We are back on campus doing the research, teaching and public engagement that attracted us to this fabulous anthropology community. We welcome and look forward to getting to know our new cohort of students, and we thank Andrew for managing the department during an especially challenging time. Under his leadership we secured wonderful new faculty and students, fiscal good health, and excellent relations with the College and Rackham.
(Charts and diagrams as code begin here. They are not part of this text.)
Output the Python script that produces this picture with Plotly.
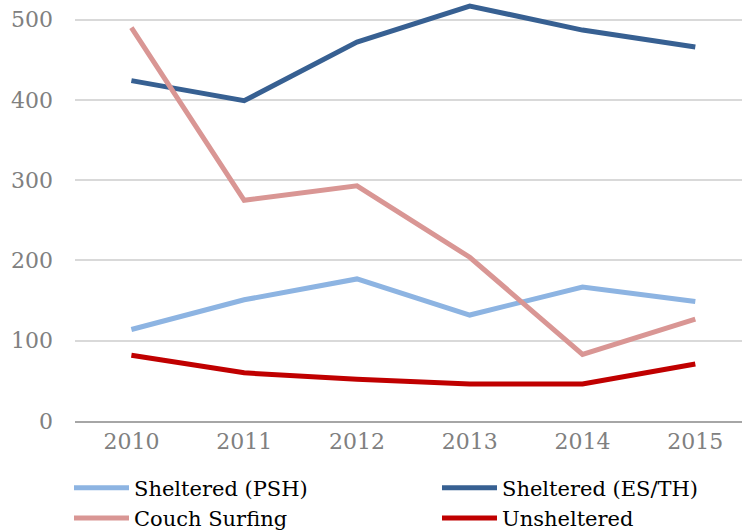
import plotly.graph_objects as go

years = ["2010", "2011", "2012", "2013", "2014", "2015"]
sheltered_psh = [114, 151, 177, 132, 167, 149]
sheltered_esth = [424, 399, 472, 517, 487, 466]
couch_surfing = [490, 275, 293, 204, 83, 127]
unsheltered = [82, 60, 52, 46, 46, 71]
y_ticks = [0, 100, 200, 300, 400, 500]

FONT = "DejaVu Serif"

fig = go.Figure()
series = [
    ("Sheltered (PSH)", sheltered_psh, "#8DB4E2"),
    ("Sheltered (ES/TH)", sheltered_esth, "#376092"),
    ("Couch Surfing", couch_surfing, "#D99694"),
    ("Unsheltered", unsheltered, "#C00000"),
]
for name, vals, color in series:
    fig.add_trace(go.Scatter(x=years, y=vals, name=name, mode="lines",
                             line=dict(color=color, width=5), cliponaxis=False))

fig.update_layout(
    width=742, height=531,
    margin=dict(l=75, r=0, t=2, b=110, autoexpand=False),
    plot_bgcolor="white", paper_bgcolor="white",
    font=dict(family=FONT, size=20, color="#000000"),
    showlegend=True,
    legend=dict(orientation="h", x=-0.009, y=-0.111, xanchor="left", yanchor="top",
                entrywidth=298, font=dict(family=FONT, size=21, color="#000000"),
                tracegroupgap=0, itemwidth=55),
    xaxis=dict(type="category", range=[-0.5, 5.414], showgrid=False,
               showline=True, linecolor="#A6A6A6", linewidth=1.5,
               ticks="", tickfont=dict(family=FONT, size=22, color="#808080"),
               ticklabelstandoff=0),
    yaxis=dict(range=[0, 522], tickvals=y_ticks, showgrid=True, gridcolor="#D9D9D9",
               gridwidth=1.5, zeroline=False, showline=False, ticks="",
               tickfont=dict(family=FONT, size=22, color="#808080"),
               ticklabelstandoff=21),
)

fig.write_html("out.html", config={"displayModeBar": False},
               post_script="document.body.style.margin='0';")
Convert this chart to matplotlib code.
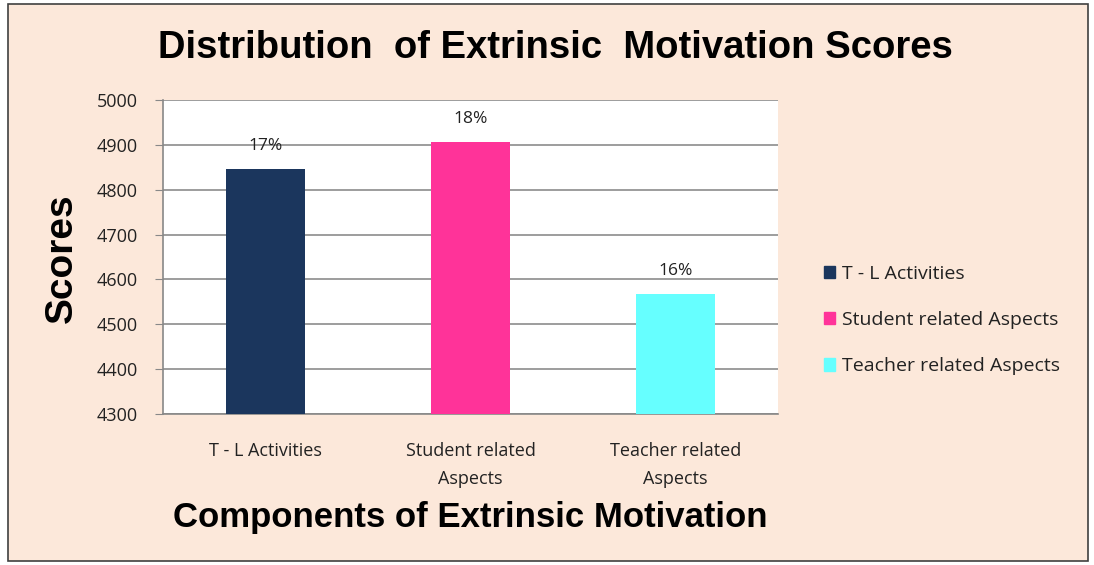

Our department officers this year are Laura MacLatchy (Associate Chair, and Director of Social Justice Initiatives, Winter 2022), Damani Partridge (Director of Social Justice Initiatives, Fall 2021), Maureen Devlin (Director of Undergraduate Studies), and Raven Garvey (Director of Graduate Studies). Our subfield heads are: Mike Galaty (Archeology, and Director of the U-M Museum of Anthropological Archaeology), John Kingston (Biological), Bruce Mannheim (Linguistic) and Liz Roberts (Sociocultural). Our student organizations and initiatives—Michigan Anthropology Graduate Students (MAGS), Michigan International Student Anthropology Association (MISAA), Michigan Anthropology Anti-Racism Collective (MAARC) and Anthropology Undergraduate-Graduate Mentoring Program (AUGMENT)—showcase the commitment students are making to our department community by addressing student needs and advocating for positive change. Our staff— Kari Beall Conley, Kat East, Darlinda Flanigan, Helen Garbarino, Melinda Nelson, Amy Rundquist and Julie Winningham,—bring immeasurable talent, expertise and energy to our department, keeping our ship afloat. And our faculty, with their cutting-edge research, are redefining and expanding the reach of anthropology in fascinating ways.

It’s going to be another challenging year. We will continue our efforts to combat the racism, colonialism, sexism and ableism that attended the birth and development of our discipline, and that linger in unintended but no less real and harmful ways. The Black Lives Matter and #MeToo movements forced an overdue acknowledgment that, despite championing and celebrating diversity, the discipline of anthropology has fallen short of producing inclusivity and equity among its practitioners and in its scholarship. Moreover, as a field-based discipline, anthropology is acutely impacted by the ongoing pandemic, which is surging in regions where many of us work. Some students, despite having fellowships and research permits in hand, have had to postpone their dissertation or preliminary fieldwork for the second year in a row. And with one foot here and one foot in field sites around the world, many of us worry about those with whom we work who do not have access to vaccines, quality healthcare and other needed resources. 

We will need everyone’s participation, creativity, flexibility, and mutual respect to make it through this year. I ask you for this and offer mine in return. Enjoy the start of the term and the beauty of late summer/early fall. I look forward to seeing you, learning from you and working alongside every one of you.